Interesting. I find the very slow timings quite surprising, as I remember doing some careful optimization when I wrote the code. I wonder whether I recently introduced a type instability when porting to 0.4, for which I hacked a workaround for the one-dimensional table case. I'll have a deeper look next week or so.

nalimilan commented 8 years ago

I've had a look at this, and indeed my code suffered from type instability. Not sure how I missed that. Anyway, now the timings are much better on git master, and even faster than DataFramesMeta for the PDA case (almost no allocations!). Though some cases are still slower, I need to investigate why.

Anyway, I have some code here to use DataFramesMeta when a DataFrame is passed to freqtable. This limits code duplication a lot, and will make it easier to support any kind of data source (including SQL databases). I'll push this when it's ready.

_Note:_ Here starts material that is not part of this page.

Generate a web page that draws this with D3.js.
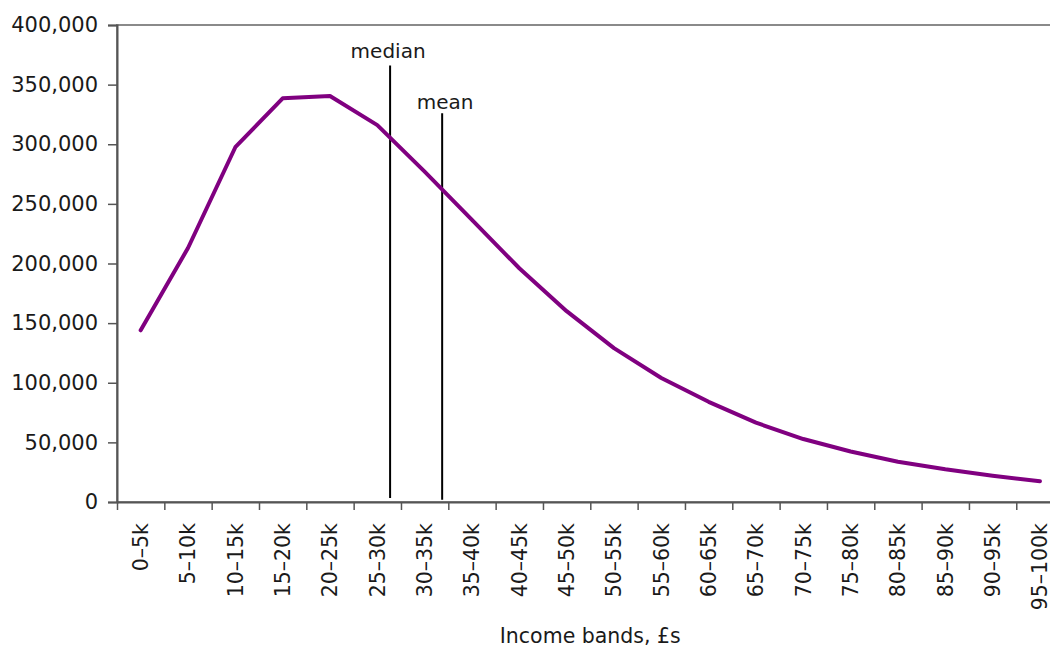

Times are for a second run, on 0.5. To easy copy/paste, the gist is here: https://gist.github.com/nalimilan/905624dd5f44b4c020d57c16fcaab498

julia> using DataFrames,DataFramesMeta, FreqTables

julia> n=1000_000
1000000

julia> y=ASCIIString[string("id",i) for i in rand(1:10,n)];

julia> x=rand(1:10,n);

julia> @time pda=PooledDataArray(y,UInt8);
  0.445467 seconds (999.53 k allocations: 24.075 MB)

julia> @time f=freqtable(x);
  0.033819 seconds (81 allocations: 5.047 KB)

julia> @time f=freqtable(y);
  0.207490 seconds (2.00 M allocations: 45.783 MB)

julia> @time f=freqtable(pda);
  0.003743 seconds (47 allocations: 3.016 KB)

julia> @time f=freqtable(x, pda);
  2.345581 seconds (4.00 M allocations: 91.574 MB, 48.86% gc time)

julia> d=DataFrame(x=P(x),y=P(y),pda=pda);

julia> @time @by(d, :x, N=length(:x));
  0.268315 seconds (1.01 M allocations: 57.985 MB, 15.64% gc time)

julia> @time @by(d, :y, N=length(:x));
  0.520084 seconds (1.01 M allocations: 57.986 MB, 9.09% gc time)

julia> @time @by(d, :pda, N=length(:x));
  0.077855 seconds (12.55 k allocations: 25.328 MB, 7.45% gc time)

julia> @time @by(d, (:x, :pda), N=length(:x));
  1.034521 seconds (4.01 M allocations: 98.190 MB, 7.37% gc time)

UPDATE: With new fixes for the general case, the timings are now always better than DataFramesMeta, except when crossing a PDA with an array. This use case isn't the most interesting IMHO, though I could try doing something about it.